Mayor Michael B. Coleman’s Blueprint Columbus proposal, submitted as an alternative to the city’s 2005 Wet Weather Management Plan to comply with its consent orders and greatly reduce sewer overflows, has been approved by the Ohio Environmental Protection Agency (OEPA) and will be implemented over the next 20 years by the Department of Public Utilities. The official approval letter was received December 1.

“Blueprint Columbus is a huge step forward not only for our city, but for other communities that are working to meet consent order requirements in reducing overflows,” said Mayor Coleman. “This plan is truly cutting edge and will serve as an example as to how green infrastructure and other innovative ideas can work with traditional technologies to create more beneficial solutions.”

The first 10 years of the 2005 wet weather plan saw the investment of over $1 billion toward reducing combined sewer overflows from the city’s older areas, resulting in dramatic improvements.
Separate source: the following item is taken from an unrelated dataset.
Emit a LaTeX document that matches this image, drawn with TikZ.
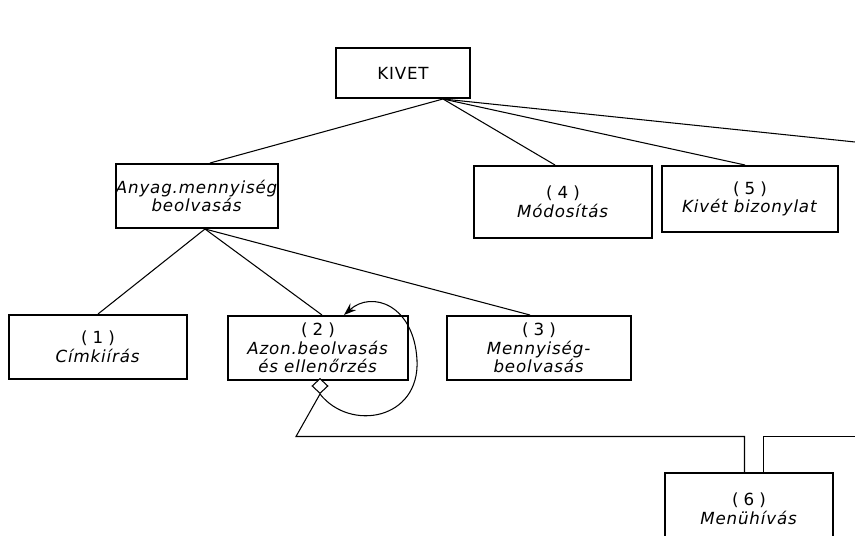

Much of the remaining work – to address sanitary sewer overflows – involved traditional “gray” infrastructure, including large, deep, and expensive tunnels that would only be used a few times each year. Mayor Coleman, Utilities Director Greg Davies, and engineers at the Department of Public Utilities wondered if perhaps there might be a better way, and OEPA granted the city three years to study the idea. The result – Blueprint Columbus – was submitted September 15, and addresses overflows through four pillars: lining residential sewer laterals, a voluntary sump pump program, redirecting roof water runoff away from foundation drains, and installing green infrastructure to treat runoff before it enters storm sewers.

“I commend the city of Columbus not only for its forward thinking in creating a plan that includes green infrastructure and innovative ideas, but also for including a fallback plan that demonstrates the city’s commitment to complying with our legal agreements to reduce sewer overflows,” said Ohio EPA Director Craig W. Butler. “The ideas in Blueprint Columbus can serve as a model for other communities dealing with sewer overflows.”

Support of the study process, including several pilot projects focused on gathering the data necessary to prove Blueprint would work, and eventual approval by Columbus City Council were critical to the development of the plan.

“The City of Columbus continues to be a partner with the State of Ohio to improve local waterways and protect the environment in central Ohio,” said Councilmember Zach Klein, chair of the Public Utilities Committee.  “Mayor Coleman and his team have done an outstanding job developing a creative plan that complies with the consent decree but better serves the community.”

Benefits of Blueprint Columbus over the original WWMP include:
  • It’s more affordable: not only is Blueprint considerably less expensive than the original “gray” proposal, it can be finished 10 years sooner with the same or even better results.
  • It’s greener: while Blueprint and the original plan would both greatly reduce overflows, Blueprint will also provide initial stormwater filtering, resulting in better water quality.
  • It’s better for our neighborhoods and economy: the new green infrastructure will create attractive neighborhood amenities as well as new jobs to help maintain those features. 

“I appreciate the time invested by Director Butler and everyone at Ohio EPA who examined the Blueprint proposal, carefully weighed its effectiveness against traditional technologies, and asked excellent questions about the plan,” said Utilities Director Greg Davies. “Blueprint Columbus is an excellent example of bringing new innovative thinking to age-old problems, resulting in a win-win-win for our utility, our ratepayers and our community.”